As eleições foram livres e justas? É claro que não. Mas alguém defende a sério que ele perderia nas urnas caso deixasse uma oposição real concorrer? Perseguir opositores e manipular os votos de forma descarada mesmo quando isso é desnecessário fortalece ainda mais o regime. O recado é simples: o poder de Putin é tamanho que não vale a pena sequer esboçar uma oposição. Não há qualquer esperança.
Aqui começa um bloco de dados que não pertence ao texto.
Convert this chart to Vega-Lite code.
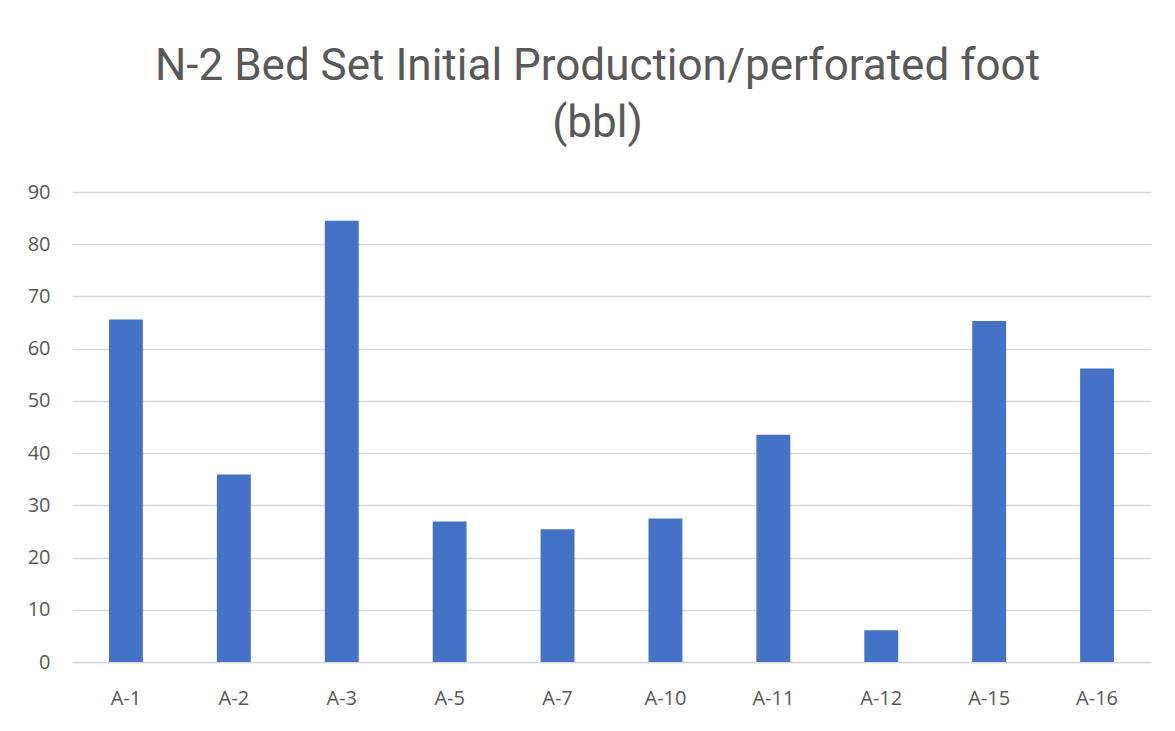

Vladimir Putin participa de evento em Moscou para comemorar os 10 anos da anexação da Crimeia, nesta segunda-feira (18) - Natalia Kolesnikova/AFP

Com dois anos de guerra, há pelo menos algumas boas notícias: a Ucrânia não caiu rapidamente como alguns previam, a Rússia sofreu perdas consideráveis no mar Negro, de forma que a Ucrânia conseguiu restabelecer seu comércio marítimo. Países antes neutros —Estônia, Finlândia, Suécia— agora integram a Otan, a única saída segura para quem valoriza sua independência. A Europa conseguiu se livrar da dependência no gás russo, e parece que, finalmente, percebeu que precisa ser mais ativa em sua própria segurança.

De resto, contudo, o saldo é favorável à Rússia, que tem lentamente vencido a guerra terrestre. As sanções econômicas tiveram impacto muito aquém do esperado, devido à facilidade em comerciar com o Sul Global (inclusive o Brasil) e à disposição de empresas chinesas a substituir as ocidentais dentro da Rússia.
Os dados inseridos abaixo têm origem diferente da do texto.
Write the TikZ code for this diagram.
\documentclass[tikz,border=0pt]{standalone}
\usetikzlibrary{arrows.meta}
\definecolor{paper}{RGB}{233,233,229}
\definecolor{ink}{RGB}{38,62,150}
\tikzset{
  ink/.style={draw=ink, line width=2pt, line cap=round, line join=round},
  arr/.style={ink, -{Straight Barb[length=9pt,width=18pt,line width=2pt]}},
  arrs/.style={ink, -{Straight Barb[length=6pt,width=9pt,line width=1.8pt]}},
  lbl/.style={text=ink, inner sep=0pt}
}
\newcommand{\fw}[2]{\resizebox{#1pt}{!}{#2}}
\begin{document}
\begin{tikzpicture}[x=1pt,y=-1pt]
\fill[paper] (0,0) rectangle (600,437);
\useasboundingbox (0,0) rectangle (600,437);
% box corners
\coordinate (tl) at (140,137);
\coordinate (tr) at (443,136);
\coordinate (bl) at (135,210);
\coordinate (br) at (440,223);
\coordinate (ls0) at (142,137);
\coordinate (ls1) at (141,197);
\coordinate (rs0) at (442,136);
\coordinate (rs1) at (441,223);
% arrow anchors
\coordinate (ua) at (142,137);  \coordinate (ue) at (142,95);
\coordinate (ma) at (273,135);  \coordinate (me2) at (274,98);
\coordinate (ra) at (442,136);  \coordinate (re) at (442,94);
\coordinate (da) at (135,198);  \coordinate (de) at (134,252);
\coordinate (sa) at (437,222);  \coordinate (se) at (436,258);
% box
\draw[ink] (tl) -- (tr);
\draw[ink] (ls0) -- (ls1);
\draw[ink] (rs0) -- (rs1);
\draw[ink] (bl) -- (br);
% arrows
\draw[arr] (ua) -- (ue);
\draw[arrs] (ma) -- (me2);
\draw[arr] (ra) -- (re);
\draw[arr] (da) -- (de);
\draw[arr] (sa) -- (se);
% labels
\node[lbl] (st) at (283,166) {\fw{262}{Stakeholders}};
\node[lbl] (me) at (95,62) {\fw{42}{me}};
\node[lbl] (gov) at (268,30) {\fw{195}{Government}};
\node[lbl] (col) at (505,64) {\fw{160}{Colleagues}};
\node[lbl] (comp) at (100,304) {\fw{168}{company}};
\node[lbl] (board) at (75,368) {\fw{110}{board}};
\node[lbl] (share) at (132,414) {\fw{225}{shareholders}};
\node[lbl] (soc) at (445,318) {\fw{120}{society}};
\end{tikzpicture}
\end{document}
Se essa vitória se concretizar, a lição é clara: vale a pena usar da força para realizar suas ambições. O Ocidente assiste passivo enquanto a ordem mundial liberal se esfacela.

Sairemos de um mundo baseado na autodeterminação dos povos dentro de uma estrutura (sempre imperfeita) de defesa dos direitos humanos e da diplomacia para um em que vale a lei do mais forte de pegar, violentamente, o que considera seu.

Não deveria ser um tema polêmico para quem mora no mundo democrático. Só franjas extremistas à esquerda e à direita não percebem que a própria liberdade de defender suas loucuras existe apenas graças à ordem democrática e liberal contra a qual militam. Assim, assisto a uma entrevista do filósofo de esquerda Slavoj Zizek ao jornalista inglês Piers Morgan e concordo com cada palavra: Putin é um ditador sombrio e teocrático e não vai parar enquanto não for parado. "Quanto mais o mundo democrático tolerar as ofensivas russas, pior será o confronto final."

Aqui, da América do Sul, podemos olhar para o conflito com o conforto de que não seremos diretamente atingidos por bombas e balas. Mesmo assim, é uma ilusão pensar que ele não nos afeta. A neutralidade simpática às ambições russas semeia a ruína do mundo de diplomacia e comércio no qual podemos prosperar.

Xi Jinping aguarda um momento propício para atacar Taiwan. Maduro assiste com interesse a descoberta de novas reservas de petróleo na Guiana. O regime do Irã sonha com varrer Israel do mapa. Em Israel, a extrema direita procura subterfúgios para varrer a Palestina. Um mundo com ONU inoperante e EUA omisso não seria um mundo de paz, harmonia e prosperidade, e sim um mundo com mais opressão, mais violência e muito menos direitos humanos.

Um mundo, aliás, para o qual o Brasil não está nada preparado. Não temos como determinar o lado vencedor. Mas poderíamos —deveríamos— apoiar o lado certo.